___ MATERIAL FOR THE TASK ___
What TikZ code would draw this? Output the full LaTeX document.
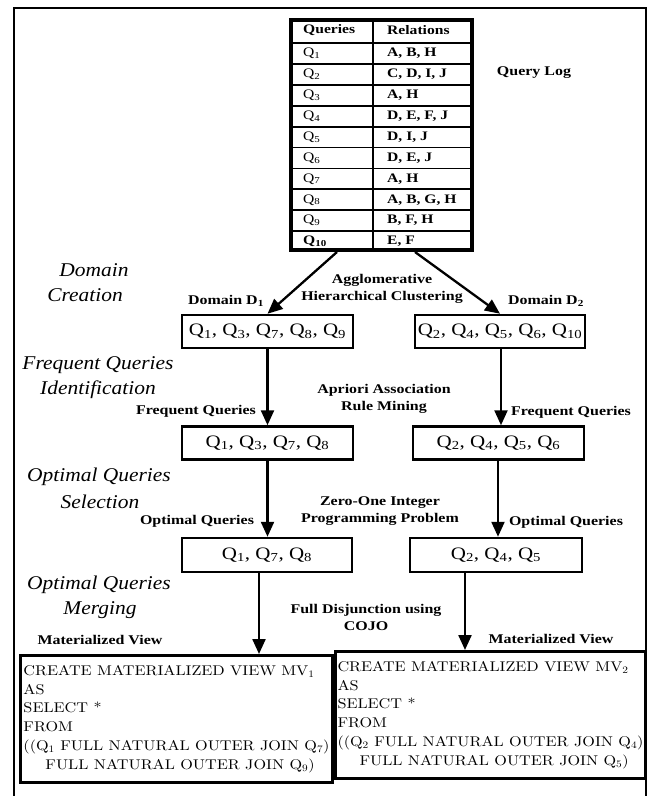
\documentclass[tikz,border=0pt]{standalone}
\usepackage{fontspec}
\setmainfont{Liberation Serif}[FakeStretch=1.2]
\newfontfamily\italfont{Liberation Serif}[FakeStretch=1.1]
\newfontfamily\lmfont{lmroman10-regular.otf}[FakeStretch=1.15]
\usetikzlibrary{arrows.meta,calc}
\begin{document}
\begin{tikzpicture}[x=1pt,y=-1pt,
  lab/.style={font=\fontsize{13.3}{17}\selectfont\bfseries, inner sep=0pt, align=center},
  ital/.style={font=\italfont\fontsize{19.5}{22}\selectfont\itshape, inner sep=0pt},
  qbox/.style={draw, line width=2.5pt, minimum height=33pt, font=\fontsize{17.5}{20}\selectfont, inner sep=0pt},
  cell/.style={font=\fontsize{13}{15}\selectfont, inner sep=0pt, anchor=west},
  arr/.style={line width=2.3pt, -{Triangle[length=15pt,width=13pt]}},
  mv/.style={draw, line width=3pt, inner xsep=2pt, inner ysep=0pt, anchor=north west, align=left,
             minimum height=127pt, font=\lmfont\fontsize{14.1}{18.8}\selectfont}
]
\useasboundingbox (0,0) rectangle (648,796);
% outer frame
\draw[line width=2pt] (14,796) -- (14,8) -- (646,8) -- (646,796);

% query log table
\node[draw, line width=4pt, minimum width=181pt, minimum height=230pt, inner sep=0pt] (tab) at (381.5,135) {};
\draw[line width=1.8pt] (373,18) -- (373,252);
\foreach \i in {0,...,9} {
  \draw[line width=1.8pt] (289,{43+20.9*\i}) -- (474,{43+20.9*\i});
}
\node[cell, font=\fontsize{13}{15}\selectfont\bfseries] (hq) at (303,30.5) {Queries};
\node[cell, font=\fontsize{13}{15}\selectfont\bfseries] (hr) at (387,30.5) {Relations};
\foreach \n/\r [count=\i] in {1/{A, B, H},2/{C, D, I, J},3/{A, H},4/{D, E, F, J},5/{D, I, J},6/{D, E, J},7/{A, H},8/{A, B, G, H},9/{B, F, H}} {
  \node[cell] (q\i) at (303,{43+20.9*(\i-0.5)}) {Q\textsubscript{\n}};
  \node[cell, font=\fontsize{13}{15}\selectfont\bfseries] (r\i) at (387,{43+20.9*(\i-0.5)}) {\r};
}
\node[cell, font=\fontsize{13}{15}\selectfont\bfseries] (q10) at (303,241.5) {Q\textsubscript{10}};
\node[cell, font=\fontsize{13}{15}\selectfont\bfseries] (r10) at (387,241.5) {E, F};
\node[lab] (qlog) at (534,73) {Query Log};

% stage labels (italic)
\node[ital] (s1a) at (94,270) {Domain};
\node[ital] (s1b) at (85,295) {Creation};
\node[ital] (s2a) at (98,365) {Frequent Queries};
\node[ital] (s2b) at (98,390) {Identification};
\node[ital] (s3a) at (99,477) {Optimal Queries};
\node[ital] (s3b) at (100,502) {Selection};
\node[ital] (s4a) at (99,585) {Optimal Queries};
\node[ital] (s4b) at (100,610) {Merging};

% method labels
\node[lab] (m1) at (382,289) {Agglomerative\\Hierarchical Clustering};
\node[lab] (m2) at (384,399) {Apriori Association\\Rule Mining};
\node[lab] (m3) at (380,511) {Zero-One Integer\\Programming Problem};
\node[lab] (m4) at (366,617) {Full Disjunction using\\COJO};

% boxes
\node[qbox, minimum width=171pt] (b1L) at (267.5,331.5) {Q\textsubscript{1}, Q\textsubscript{3}, Q\textsubscript{7}, Q\textsubscript{8}, Q\textsubscript{9}};
\node[qbox, minimum width=170pt] (b1R) at (500,331.5) {Q\textsubscript{2}, Q\textsubscript{4}, Q\textsubscript{5}, Q\textsubscript{6}, Q\textsubscript{10}};
\node[qbox, minimum width=171pt] (b2L) at (267.5,443) {Q\textsubscript{1}, Q\textsubscript{3}, Q\textsubscript{7}, Q\textsubscript{8}};
\node[qbox, minimum width=171pt] (b2R) at (498.5,443) {Q\textsubscript{2}, Q\textsubscript{4}, Q\textsubscript{5}, Q\textsubscript{6}};
\node[qbox, minimum width=170pt, minimum height=34pt] (b3L) at (267,555) {Q\textsubscript{1}, Q\textsubscript{7}, Q\textsubscript{8}};
\node[qbox, minimum width=172pt, minimum height=34pt] (b3R) at (496,555) {Q\textsubscript{2}, Q\textsubscript{4}, Q\textsubscript{5}};

% arrow labels
\node[lab] (d1) at (226,301) {Domain D\textsubscript{1}};
\node[lab] (d2) at (546,301) {Domain D\textsubscript{2}};
\node[lab] (f1) at (196,411) {Frequent Queries};
\node[lab] (f2) at (571,412) {Frequent Queries};
\node[lab] (o1) at (197,521) {Optimal Queries};
\node[lab] (o2) at (566,522) {Optimal Queries};
\node[lab] (v1) at (100,640) {Materialized View};
\node[lab] (v2) at (551,639) {Materialized View};

% materialized view boxes
\node[mv, minimum width=312pt] (mvL) at (19,654) {CREATE MATERIALIZED VIEW MV\textsubscript{1}\\AS\\SELECT *\\FROM\\((Q\textsubscript{1} FULL NATURAL OUTER JOIN Q\textsubscript{7})\\\hspace*{22pt}FULL NATURAL OUTER JOIN Q\textsubscript{9})};
\node[mv, minimum width=309pt] (mvR) at (334,650) {CREATE MATERIALIZED VIEW MV\textsubscript{2}\\AS\\SELECT *\\FROM\\((Q\textsubscript{2} FULL NATURAL OUTER JOIN Q\textsubscript{4})\\\hspace*{22pt}FULL NATURAL OUTER JOIN Q\textsubscript{5})};

% connectors
\coordinate (tL) at (337,252);
\coordinate (tR) at (415,252);
\draw[arr] (tL) -- (b1L.north);
\draw[arr] (tR) -- (b1R.north);
\draw[arr] (b1L.south) -- (b2L.north);
\coordinate (s1R) at ($(b1R.south)+(1,0)$);
\draw[arr] (s1R) -- (s1R |- b2R.north);
\draw[arr] (b2L.south) -- (b2L.south |- b3L.north);
\coordinate (s2R) at ($(b2R.south)+(-0.5,0)$);
\draw[arr] (s2R) -- (s2R |- b3R.north);
\coordinate (s3L) at ($(b3L.south)+(-8,0)$);
\draw[arr] (s3L) -- (s3L |- mvL.north);
\coordinate (s3R) at ($(b3R.south)+(-31,0)$);
\draw[arr] (s3R) -- (s3R |- mvR.north);
\end{tikzpicture}
\end{document}
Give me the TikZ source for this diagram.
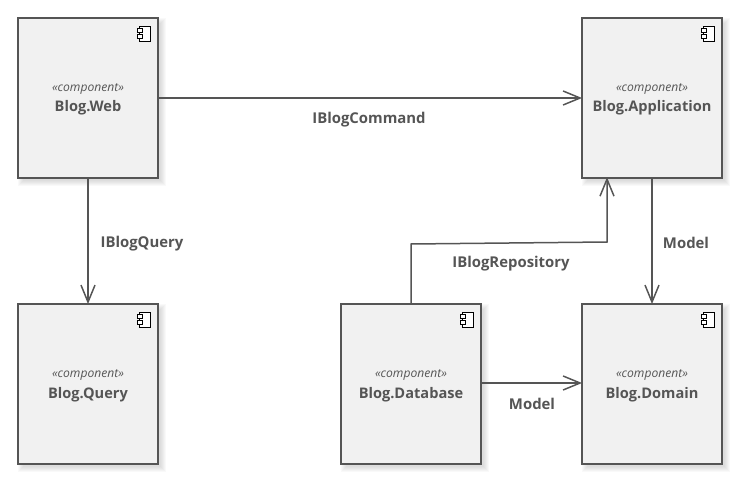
___
SET PROBLEM:
Repeat the records above exactly, leaving out the pictures.

CORRECT ANSWER:
What TikZ code would draw this? Output the full LaTeX document.
\documentclass[tikz,border=0pt]{standalone}
\usepackage{fontspec}
\setmainfont{Liberation Serif}[FakeStretch=1.2]
\newfontfamily\italfont{Liberation Serif}[FakeStretch=1.1]
\newfontfamily\lmfont{lmroman10-regular.otf}[FakeStretch=1.15]
\usetikzlibrary{arrows.meta,calc}
\begin{document}
\begin{tikzpicture}[x=1pt,y=-1pt,
  lab/.style={font=\fontsize{13.3}{17}\selectfont\bfseries, inner sep=0pt, align=center},
  ital/.style={font=\italfont\fontsize{19.5}{22}\selectfont\itshape, inner sep=0pt},
  qbox/.style={draw, line width=2.5pt, minimum height=33pt, font=\fontsize{17.5}{20}\selectfont, inner sep=0pt},
  cell/.style={font=\fontsize{13}{15}\selectfont, inner sep=0pt, anchor=west},
  arr/.style={line width=2.3pt, -{Triangle[length=15pt,width=13pt]}},
  mv/.style={draw, line width=3pt, inner xsep=2pt, inner ysep=0pt, anchor=north west, align=left,
             minimum height=127pt, font=\lmfont\fontsize{14.1}{18.8}\selectfont}
]
\useasboundingbox (0,0) rectangle (648,796);
% outer frame
\draw[line width=2pt] (14,796) -- (14,8) -- (646,8) -- (646,796);

% query log table
\node[draw, line width=4pt, minimum width=181pt, minimum height=230pt, inner sep=0pt] (tab) at (381.5,135) {};
\draw[line width=1.8pt] (373,18) -- (373,252);
\foreach \i in {0,...,9} {
  \draw[line width=1.8pt] (289,{43+20.9*\i}) -- (474,{43+20.9*\i});
}
\node[cell, font=\fontsize{13}{15}\selectfont\bfseries] (hq) at (303,30.5) {Queries};
\node[cell, font=\fontsize{13}{15}\selectfont\bfseries] (hr) at (387,30.5) {Relations};
\foreach \n/\r [count=\i] in {1/{A, B, H},2/{C, D, I, J},3/{A, H},4/{D, E, F, J},5/{D, I, J},6/{D, E, J},7/{A, H},8/{A, B, G, H},9/{B, F, H}} {
  \node[cell] (q\i) at (303,{43+20.9*(\i-0.5)}) {Q\textsubscript{\n}};
  \node[cell, font=\fontsize{13}{15}\selectfont\bfseries] (r\i) at (387,{43+20.9*(\i-0.5)}) {\r};
}
\node[cell, font=\fontsize{13}{15}\selectfont\bfseries] (q10) at (303,241.5) {Q\textsubscript{10}};
\node[cell, font=\fontsize{13}{15}\selectfont\bfseries] (r10) at (387,241.5) {E, F};
\node[lab] (qlog) at (534,73) {Query Log};

% stage labels (italic)
\node[ital] (s1a) at (94,270) {Domain};
\node[ital] (s1b) at (85,295) {Creation};
\node[ital] (s2a) at (98,365) {Frequent Queries};
\node[ital] (s2b) at (98,390) {Identification};
\node[ital] (s3a) at (99,477) {Optimal Queries};
\node[ital] (s3b) at (100,502) {Selection};
\node[ital] (s4a) at (99,585) {Optimal Queries};
\node[ital] (s4b) at (100,610) {Merging};

% method labels
\node[lab] (m1) at (382,289) {Agglomerative\\Hierarchical Clustering};
\node[lab] (m2) at (384,399) {Apriori Association\\Rule Mining};
\node[lab] (m3) at (380,511) {Zero-One Integer\\Programming Problem};
\node[lab] (m4) at (366,617) {Full Disjunction using\\COJO};

% boxes
\node[qbox, minimum width=171pt] (b1L) at (267.5,331.5) {Q\textsubscript{1}, Q\textsubscript{3}, Q\textsubscript{7}, Q\textsubscript{8}, Q\textsubscript{9}};
\node[qbox, minimum width=170pt] (b1R) at (500,331.5) {Q\textsubscript{2}, Q\textsubscript{4}, Q\textsubscript{5}, Q\textsubscript{6}, Q\textsubscript{10}};
\node[qbox, minimum width=171pt] (b2L) at (267.5,443) {Q\textsubscript{1}, Q\textsubscript{3}, Q\textsubscript{7}, Q\textsubscript{8}};
\node[qbox, minimum width=171pt] (b2R) at (498.5,443) {Q\textsubscript{2}, Q\textsubscript{4}, Q\textsubscript{5}, Q\textsubscript{6}};
\node[qbox, minimum width=170pt, minimum height=34pt] (b3L) at (267,555) {Q\textsubscript{1}, Q\textsubscript{7}, Q\textsubscript{8}};
\node[qbox, minimum width=172pt, minimum height=34pt] (b3R) at (496,555) {Q\textsubscript{2}, Q\textsubscript{4}, Q\textsubscript{5}};

% arrow labels
\node[lab] (d1) at (226,301) {Domain D\textsubscript{1}};
\node[lab] (d2) at (546,301) {Domain D\textsubscript{2}};
\node[lab] (f1) at (196,411) {Frequent Queries};
\node[lab] (f2) at (571,412) {Frequent Queries};
\node[lab] (o1) at (197,521) {Optimal Queries};
\node[lab] (o2) at (566,522) {Optimal Queries};
\node[lab] (v1) at (100,640) {Materialized View};
\node[lab] (v2) at (551,639) {Materialized View};

% materialized view boxes
\node[mv, minimum width=312pt] (mvL) at (19,654) {CREATE MATERIALIZED VIEW MV\textsubscript{1}\\AS\\SELECT *\\FROM\\((Q\textsubscript{1} FULL NATURAL OUTER JOIN Q\textsubscript{7})\\\hspace*{22pt}FULL NATURAL OUTER JOIN Q\textsubscript{9})};
\node[mv, minimum width=309pt] (mvR) at (334,650) {CREATE MATERIALIZED VIEW MV\textsubscript{2}\\AS\\SELECT *\\FROM\\((Q\textsubscript{2} FULL NATURAL OUTER JOIN Q\textsubscript{4})\\\hspace*{22pt}FULL NATURAL OUTER JOIN Q\textsubscript{5})};

% connectors
\coordinate (tL) at (337,252);
\coordinate (tR) at (415,252);
\draw[arr] (tL) -- (b1L.north);
\draw[arr] (tR) -- (b1R.north);
\draw[arr] (b1L.south) -- (b2L.north);
\coordinate (s1R) at ($(b1R.south)+(1,0)$);
\draw[arr] (s1R) -- (s1R |- b2R.north);
\draw[arr] (b2L.south) -- (b2L.south |- b3L.north);
\coordinate (s2R) at ($(b2R.south)+(-0.5,0)$);
\draw[arr] (s2R) -- (s2R |- b3R.north);
\coordinate (s3L) at ($(b3L.south)+(-8,0)$);
\draw[arr] (s3L) -- (s3L |- mvL.north);
\coordinate (s3R) at ($(b3R.south)+(-31,0)$);
\draw[arr] (s3R) -- (s3R |- mvR.north);
\end{tikzpicture}
\end{document}
Give me the TikZ source for this diagram.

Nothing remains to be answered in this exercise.